Women in Afghanistan have disappeared, said Mahbouba Seraj, a prominent rights activist and, most recently, Nobel Peace Prize nominee who stayed behind when the extremist Taliban stormed back to power 18 months ago. Every day, it seems, they issue new edicts that are systematically erasing women from public life. “We don’t exist anymore,” she said. “We are not being seen. We are not allowed to do anything, go anywhere, do our study, go to work.”
Taliban pledges during peace talks with former U.S. President Donald Trump’s administration to respect women’s rights were lies, she said. Since their return, they’ve repeated those lies to gullible Western officials whose demands for a reversal of anti-women rules are met with “more lies” and even stricter rules.
And yet. As Afghanistan nears the precipice of economic and social collapse, Seraj, 75, told Foreign Policy the time has come for the world to engage with the Taliban.
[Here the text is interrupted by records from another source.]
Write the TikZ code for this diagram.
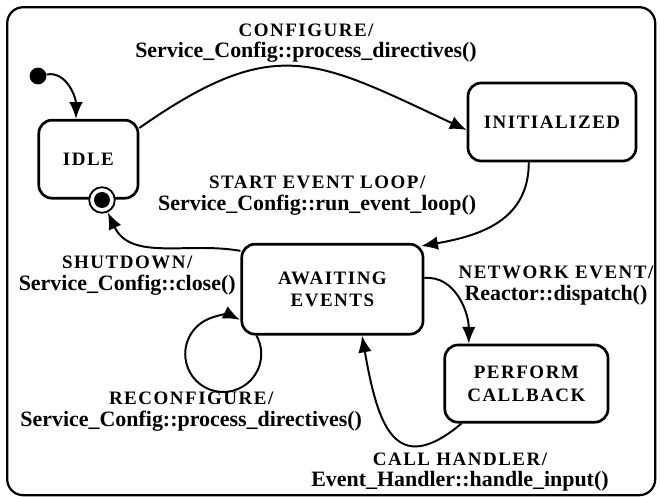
\documentclass[tikz,border=0pt]{standalone}
\usepackage{fontspec}
\setmainfont{Liberation Serif}
\newfontfamily\capsfont[LetterSpace=8]{Liberation Serif}
\usetikzlibrary{positioning,arrows.meta,calc}
\tikzset{
statenode/.style={rectangle, rounded corners=0.33cm, draw=black, line width=1.9pt, align=center,
                  font=\capsfont\bfseries\fontsize{13.5pt}{16pt}\selectfont},
dotnode/.style={circle, fill=black, inner sep=0pt, minimum size=0.42cm},
finalnode/.style={circle, draw=black, line width=1.3pt, fill=white, inner sep=0pt, minimum size=0.64cm,
                  path picture={\fill[black] (path picture bounding box.center) circle (0.2cm);}},
labelnode/.style={align=center, inner sep=0pt, font=\bfseries\fontsize{15.6pt}{15.5pt}\selectfont},
transition/.style={->, line width=1.4pt},
>={Latex[width=3.4mm,length=4.2mm]},
}
\newcommand{\capline}[1]{{\capsfont\fontsize{13.5pt}{15.5pt}\selectfont #1}}

\begin{document}
\begin{tikzpicture}
\useasboundingbox (0,0) rectangle (16.5,-12.425);
\draw[line width=1.6pt, rounded corners=0.4cm] (0.18,-0.18) rectangle (16.38,-12.38);

%State nodes
\node[statenode, minimum width=2.48cm, minimum height=1.95cm] (idle) at(2.21,-3.98) {IDLE};
\node[statenode, minimum width=4.2cm, minimum height=1.95cm] (initialized) at(13.8,-3.05) {INITIALIZED};
\node[statenode, minimum width=4.53cm, minimum height=2.25cm] (awaiting) at(8.31,-7.23) {AWAITING\\EVENTS};
\node[statenode, minimum width=4.08cm, minimum height=1.93cm] (perform) at(13.16,-9.59) {PERFORM\\CALLBACK};
\node[dotnode] (init) at(0.95,-1.9) {};
\node[finalnode] (final) at(2.55,-5.0) {};

%Transition labels
\node[labelnode] (cfgLbl) at(7.65,-1.08) {\capline{CONFIGURE/}\\Service\_Config::process\_directives()};
\node[labelnode] (startLbl) at(7.93,-4.9) {\capline{START EVENT LOOP/}\\Service\_Config::run\_event\_loop()};
\node[labelnode] (shutLbl) at(3.18,-6.9) {\capline{SHUTDOWN/}\\Service\_Config::close()};
\node[labelnode] (netLbl) at(13.9,-7.13) {\capline{NETWORK EVENT/}\\Reactor::dispatch()};
\node[labelnode] (reconfLbl) at(4.78,-10.3) {\capline{RECONFIGURE/}\\Service\_Config::process\_directives()};
\node[labelnode] (callLbl) at(11.5,-11.8) {\capline{CALL HANDLER/}\\Event\_Handler::handle\_input()};

%Transitions
\draw[transition] (init) to[out=10,in=90] ([xshift=-0.31cm]idle.north);
\draw[transition] ([yshift=0.78cm]idle.east) to[out=35,in=155,looseness=1.3] ([yshift=-0.2cm]initialized.west);
\draw[transition] ([xshift=-0.58cm]initialized.south) to[out=-90,in=10,looseness=1.1] ([xshift=-0.08cm,yshift=-0.08cm]awaiting.north east);
\draw[transition] ([yshift=-0.2cm]awaiting.north west) to[out=170,in=-65] (final);
\draw[transition] ([xshift=0.4cm]awaiting.south west) arc[start angle=29, end angle=-296, radius=0.95cm];
\draw[transition] ([yshift=0.28cm]awaiting.east) to[out=5,in=90] ([xshift=-1.44cm]perform.north);
\draw[transition] ([xshift=0.45cm]perform.south west) to[out=-140,in=-80,looseness=1.7] ([xshift=0.74cm]awaiting.south);

\end{tikzpicture}
\end{document}
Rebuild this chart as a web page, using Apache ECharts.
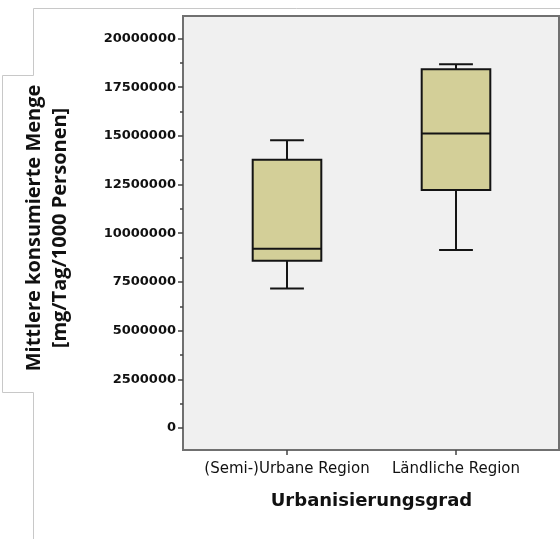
<!DOCTYPE html>
<html><head><meta charset="utf-8">
<script src="https://cdn.jsdelivr.net/npm/echarts@6/dist/echarts.min.js"></script>
<style>html,body{margin:0;padding:0;background:#fff}#c{width:560px;height:539px}</style>
</head><body><div id="c"></div>
<script>
// ---- data ----
const categories = ['(Semi-)Urbane Region', 'Ländliche Region'];
const whiskerLow  = [7160000, 9140000];
const q1          = [8590000, 12220000];
const median      = [9200000, 15120000];
const q3          = [13780000, 18420000];
const whiskerHigh = [14770000, 18680000];
const yTickValues = [0, 2500000, 5000000, 7500000, 10000000, 12500000, 15000000, 17500000, 20000000];
const yMinorTickValues = [1250000, 3750000, 6250000, 8750000, 11250000, 13750000, 16250000, 18750000];
const yRange = [-1130000, 21155000];
const xTitle = 'Urbanisierungsgrad';
const yTitle = 'Mittlere konsumierte Menge\n[mg/Tag/1000 Personen]';

const boxData = categories.map((c, i) => [i, whiskerLow[i], q1[i], median[i], q3[i], whiskerHigh[i]]);

function renderItem(params, api) {
  const x = api.value(0);
  const band = api.size([1, 0])[0];
  const bw = band * 0.406, cw = band * 0.2;
  const pLow = api.coord([x, api.value(1)]);
  const pQ1 = api.coord([x, api.value(2)]);
  const pMed = api.coord([x, api.value(3)]);
  const pQ3 = api.coord([x, api.value(4)]);
  const pHigh = api.coord([x, api.value(5)]);
  const cx = pLow[0];
  const ls = { stroke: '#141414', lineWidth: 2 };
  return {
    type: 'group',
    children: [
      { type: 'line', shape: { x1: cx, y1: pHigh[1], x2: cx, y2: pQ3[1] }, style: ls },
      { type: 'line', shape: { x1: cx, y1: pQ1[1], x2: cx, y2: pLow[1] }, style: ls },
      { type: 'line', shape: { x1: cx - cw / 2, y1: pHigh[1], x2: cx + cw / 2, y2: pHigh[1] }, style: ls },
      { type: 'line', shape: { x1: cx - cw / 2, y1: pLow[1], x2: cx + cw / 2, y2: pLow[1] }, style: ls },
      { type: 'rect', shape: { x: cx - bw / 2, y: pQ3[1], width: bw, height: pQ1[1] - pQ3[1] },
        style: { fill: '#d3cf98', stroke: '#141414', lineWidth: 2 } },
      { type: 'line', shape: { x1: cx - bw / 2, y1: pMed[1], x2: cx + bw / 2, y2: pMed[1] }, style: ls }
    ]
  };
}

const tickStyle = { color: '#444', width: 1.5 };
const chart = echarts.init(document.getElementById('c'), null, { renderer: 'canvas' });
chart.setOption({
  animation: false,
  backgroundColor: '#ffffff',
  graphic: [{
    type: 'polyline', z: -10, silent: true,
    shape: { points: [[560, 8.5], [33.5, 8.5], [33.5, 75.5], [2.5, 75.5], [2.5, 392.5], [33.5, 392.5], [33.5, 539]] },
    style: { stroke: '#c8c8c8', lineWidth: 1, fill: null }
  }],
  grid: [
    { left: 183, right: 1, top: 16, bottom: 89, show: true, backgroundColor: '#f0f0f0', borderColor: '#707070', borderWidth: 2 },
    { left: 202.5, right: 19.5, top: 16, bottom: 89 }
  ],
  xAxis: [
    { gridIndex: 0, type: 'value', show: false },
    {
      gridIndex: 1, type: 'category', data: categories, position: 'bottom',
      axisLine: { show: false, onZero: false },
      axisTick: { show: true, alignWithLabel: true, length: 5, lineStyle: tickStyle },
      axisLabel: { interval: 0, margin: 12, color: '#111', fontFamily: 'DejaVu Sans', fontSize: 15 },
      splitLine: { show: false },
      name: xTitle, nameLocation: 'middle', nameGap: 42,
      nameTextStyle: { color: '#111', fontFamily: 'DejaVu Sans', fontWeight: 'bold', fontSize: 18 }
    }
  ],
  yAxis: [
    { gridIndex: 0, type: 'value', show: false },
    {
      gridIndex: 1, type: 'value', min: yRange[0], max: yRange[1], offset: 19.5,
      axisLine: { show: false },
      axisTick: { show: true, length: 5, lineStyle: tickStyle, customValues: yTickValues },
      splitLine: { show: false },
      axisLabel: { customValues: yTickValues, formatter: v => String(v), margin: 7, color: '#111',
        fontFamily: 'DejaVu Sans', fontWeight: 'bold', fontSize: 13 },
      name: yTitle, nameLocation: 'middle', nameRotate: 90, nameGap: 110,
      nameTextStyle: { color: '#111', fontFamily: 'Open Sans', fontWeight: 'bold', fontSize: 20, lineHeight: 26,
        align: 'center', padding: [0, 0, 0, 10] }
    },
    {
      gridIndex: 1, type: 'value', min: yRange[0], max: yRange[1], offset: 19.5, position: 'left',
      axisLine: { show: false },
      axisTick: { show: true, length: 3, lineStyle: tickStyle, customValues: yMinorTickValues },
      axisLabel: { show: false },
      splitLine: { show: false }
    }
  ],
  series: [{
    type: 'custom', xAxisIndex: 1, yAxisIndex: 1,
    renderItem: renderItem,
    encode: { x: 0, y: [1, 2, 3, 4, 5] },
    data: boxData,
    z: 5
  }]
});
</script></body></html>
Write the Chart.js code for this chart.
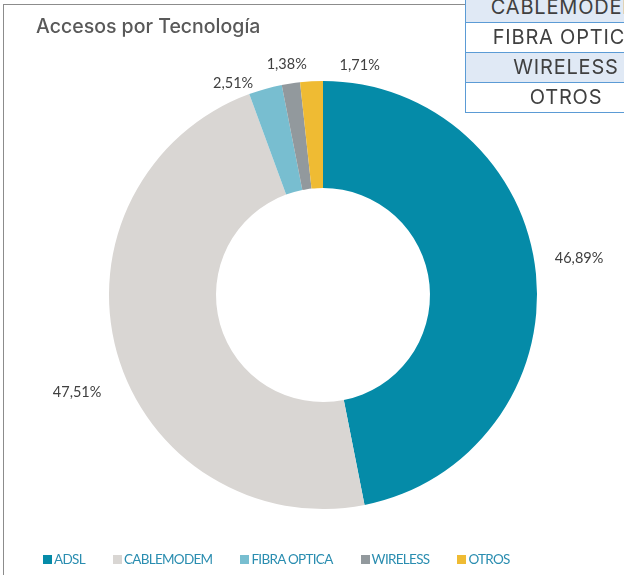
<!DOCTYPE html>
<html>
<head>
<meta charset="utf-8">
<script src="https://cdn.jsdelivr.net/npm/chart.js@4/dist/chart.umd.min.js"></script>
<style>
  html, body { margin: 0; padding: 0; background: #fff; overflow: hidden; }
  body { width: 624px; height: 575px; position: relative; }
  #frame { position: absolute; left: 3px; top: 4px; width: 700px; height: 700px; border: 1px solid #8c8c8c; }
  #title { position: absolute; left: 36px; top: 14px; font-family: Inter, "Noto Sans", sans-serif; font-weight: 500; font-size: 19.5px; color: #595959; white-space: nowrap; }
  #chart { position: absolute; left: 0; top: 0; }
  #techTable { position: absolute; left: 465px; top: -8px; width: 200px; table-layout: fixed; border-collapse: collapse; font-family: Inter, "Noto Sans", sans-serif; font-size: 20px; letter-spacing: 0.8px; color: #404040; }
  #techTable td { width: 200px; height: 29px; padding: 0; text-align: center; border: 1.5px solid #5b9bd5; line-height: 29px; white-space: nowrap; overflow: hidden; }
  #techTable tr:nth-child(odd) td { background: #e0e9f5; }
  #legend { position: absolute; left: 43px; top: 551px; display: flex; gap: 28px; font-family: Lato, sans-serif; font-size: 13.5px; letter-spacing: -0.7px; color: #2a8db0; white-space: nowrap; }
  #legend span.item { display: flex; align-items: center; }
  #legend span.box { display: inline-block; width: 9px; height: 9px; margin-right: 2px; }
</style>
</head>
<body>
<div id="frame"></div>
<canvas id="chart" width="624" height="575"></canvas>
<div id="title">Accesos por Tecnología</div>
<table id="techTable"></table>
<div id="legend"></div>
<script>
// Data
const categories = ['ADSL', 'CABLEMODEM', 'FIBRA OPTICA', 'WIRELESS', 'OTROS'];
const shares = [46.89, 47.51, 2.51, 1.38, 1.71];
const tableRows = ['CABLEMODEM', 'FIBRA OPTICA', 'WIRELESS', 'OTROS'];

// Styles
const sliceColors = ['#058ba8', '#d9d6d3', '#78bed0', '#92999d', '#efbb33'];
const labelNudge = [[5, -14], [-3, 34], [-23, 15], [1, 2], [50, 5]];

function fmt(v) {
    return v.toFixed(2).replace('.', ',') + '%';
}

// side table (cut off at the right edge)
const table = document.getElementById('techTable');
tableRows.forEach(name => {
    const tr = document.createElement('tr');
    const td = document.createElement('td');
    td.textContent = name;
    tr.appendChild(td);
    table.appendChild(tr);
});

// legend
const legend = document.getElementById('legend');
categories.forEach((c, i) => {
    const item = document.createElement('span');
    item.className = 'item';
    const box = document.createElement('span');
    box.className = 'box';
    box.style.background = sliceColors[i];
    item.appendChild(box);
    item.appendChild(document.createTextNode(c));
    legend.appendChild(item);
});

const outsideLabels = {
    id: 'outsideLabels',
    afterDatasetsDraw(chart) {
        const ctx = chart.ctx;
        const arcs = chart.getDatasetMeta(0).data;
        ctx.save();
        ctx.font = '14.5px Lato, "Liberation Sans", sans-serif';
        ctx.fillStyle = '#404040';
        ctx.textAlign = 'center';
        ctx.textBaseline = 'middle';
        arcs.forEach((arc, i) => {
            const p = arc.getProps(['x', 'y', 'startAngle', 'endAngle', 'outerRadius'], true);
            const mid = (p.startAngle + p.endAngle) / 2;
            const text = fmt(shares[i]);
            const w = ctx.measureText(text).width;
            const r = p.outerRadius + 14;
            const cx = p.x + Math.cos(mid) * (r + w / 2) + labelNudge[i][0];
            const cy = p.y + Math.sin(mid) * (r + 7) + labelNudge[i][1];
            ctx.fillText(text, cx, cy);
        });
        ctx.restore();
    }
};

new Chart(document.getElementById('chart').getContext('2d'), {
    type: 'doughnut',
    data: {
        labels: categories,
        datasets: [{
            data: shares,
            backgroundColor: sliceColors,
            borderWidth: 0
        }]
    },
    options: {
        responsive: false,
        animation: false,
        cutout: '50%',
        layout: {
            padding: { left: 109, right: 87, top: 81, bottom: 66 }
        },
        plugins: {
            legend: { display: false },
            tooltip: { enabled: false }
        }
    },
    plugins: [outsideLabels]
});
</script>
</body>
</html>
The flight of prominent, educated, and capable Afghans is a brain drain that has helped rob the country of its future, she said. After 18 months of brutality, it’s time “to hear their [the Taliban’s] side of the story, too. We really have to come up with some agreement. Talks have to start with the Taliban. It’s not going to work this way. If we don’t sit down and talk to them and see what it is exactly that we can do and they can do, the ones who are going to be paying for it, and who are paying a huge price, are the poor people of Afghanistan, the women and children.”
Seraj is the niece of Amanullah Khan, king of Afghanistan from 1926 to 1929, executive director of the Afghan Women Skills Development Center, and runs domestic violence shelters in Kabul for women and children who she said the Taliban want to put in prison. Even under the republic government, girls and women were often imprisoned if they ran away from abusive fathers or husbands or were suspected of having affairs. Seraj said the Taliban expect her to continue looking after the women even if they do imprison them.
“Every time I talk to the Taliban, I say to them, ‘You have taken a country hostage. This isn’t going to work.’ I ask them, ‘How many people are you—300,000, 400,000, 500,000? And what’s the population of Afghanistan? Forty million. How many are women? Twenty million. How can you ignore us? What are you doing to us?’ I am saying the same thing to the world: ‘How have you allowed something like this, for heaven’s sake?’”
Seraj despairs of Afghans who have fled into exile pronouncing on what is happening in Afghanistan under the Taliban. They should come back and see what life is like for those who cannot leave, she said. “They have their own agenda, but what I see is needed in Afghanistan [is that] we really have to come up with some agreement. Talks have to start with the Taliban. It’s not going to work this way, absolutely not, if we don’t sit down and talk to them and see what is it exactly that we can do and they can do.”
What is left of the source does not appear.